Nov 6, 2013
Alicemelon (All reviews)
As a rule of thumb, the longer a media franchise remains active, the more likely it is to gravitate away from its original charm points. Granted, change or experiments are never necessarily a bad thing, but in the case of Milky Homes, they've overstayed their welcome shortly after they arrived.

Anyone acquainted with Tantei Opera Milky Holmes- or, hell, anyone who so much as saw images of it- knows that it's not particularly melodramatic or deep. It's quirky, zany, wild, and arguably shallow; but I, for one, wouldn't have it any other way. The first season's comedic direction successfully produced hilarious results, later to be improved to downright masterful levels in the the second season, Dai 2 Maku. By all means, it was the franchise's prime, but almost inevitably, such levels of quality were not here to stay. There wasn't much to worry about the the time; Milky Homles - Alternative were two short specials that, while not executed very well, were still welcome additions to the franchise, presenting a "what if" scenario that would've presumably later lead to a third season that's back to what Milky Holmes is really about.


"The Age of Detectives. The two flowers, vying for beauty. Their names are the Detective and the Phantom Thief"... if nothing else, this basic setting was retained in Futari wa Milky Holmes, the third season in the franchise, and a canon semi-direct continuation to the second season. As far as the story's concerned, it doesn't exactly connect with the final events of the previous season, but continuity was never really Milky Holmes' strong forte; or rather, it was never all that crucial to proper enjoyment of the show.

Futari, as its name suggests, stars two spunky aspiring Detective lolis. The story revolves around them solving crime (which is apparently detective slang for "physical violence" in this show) under a secret identity, incurring the wrath of the local Phantom Thief group, as well as a certain drill-haired police detective.

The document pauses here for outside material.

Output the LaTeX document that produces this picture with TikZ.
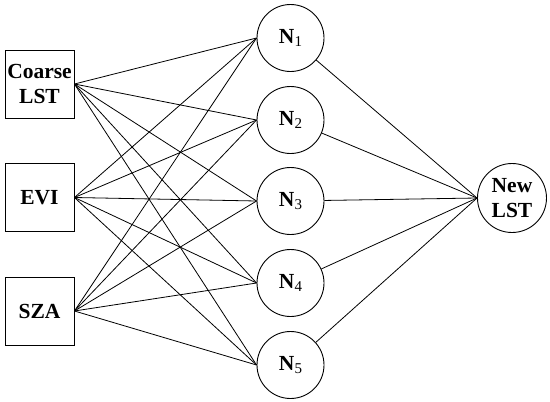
\documentclass[tikz,border=0pt]{standalone}
\usepackage{fontspec}
\setmainfont{Liberation Serif}
\newcommand{\nsub}[1]{\raisebox{-0.3ex}{\fontsize{15}{15}\selectfont\mdseries #1}}
\begin{document}
\begin{tikzpicture}[x=1pt,y=-1pt,
  box/.style={draw,line width=0.9pt,minimum width=69pt,minimum height=68pt,inner sep=0pt,align=center,font=\fontsize{21.5}{25}\selectfont\bfseries},
  neuron/.style={draw,circle,line width=0.9pt,minimum size=67pt,inner sep=0pt,align=center,font=\fontsize{21.5}{25}\selectfont\bfseries},
  link/.style={line width=0.8pt}]
\useasboundingbox (0,0) rectangle (550,402);
\node[box] (c) at (39.5,84) {Coarse\\LST};
\node[box] (e) at (39.5,197.5) {EVI};
\node[box] (s) at (39.5,311) {SZA};
\node[neuron] (n1) at (290.5,38) {N\nsub{1}};
\node[neuron] (n2) at (290.5,120) {N\nsub{2}};
\node[neuron] (n3) at (290.5,201) {N\nsub{3}};
\node[neuron] (n4) at (290.5,283) {N\nsub{4}};
\node[neuron] (n5) at (290.5,365) {N\nsub{5}};
\node[neuron,minimum size=69pt] (o) at (512,198) {New\\LST};
\foreach \a in {c,e,s}{
  \foreach \b in {n1,n2,n3,n4,n5}{
    \draw[link] (\a.east) -- (\b.west);
  }
}
\foreach \b in {n1,n2,n3,n4,n5}{
  \draw[link] (\b) -- (o.west);
}
\end{tikzpicture}
\end{document}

In a way, the existence of new protagonists was the show's initial warning signal, signifying that this might not have been the classic Milky Holmes coveted by its fans. "Where are the Milky Homles?" "Where is G4?" "Who are Arsene's breasts?". Such questions may arise. As previously mentioned, though, change is never necessarily a bad thing. Some modifications of the cast are not nearly enough to bring a show to ruins, much less a franchise... and thankfully, every relevant character from the previous seasons appears in one way or another, but that's a story for another paragraph. For now, let's focus on our protagonists.

Kazumi and Alice, together known as "The Feathers", nab the spotlight.

Kazumi has a four-leaf clover hairpin, and Alice wears a nifty hat. In fact, when in their Detective outfits, they BOTH wear pretty nifty hats.

The above description was the absolute most I could do to make them sound interesting.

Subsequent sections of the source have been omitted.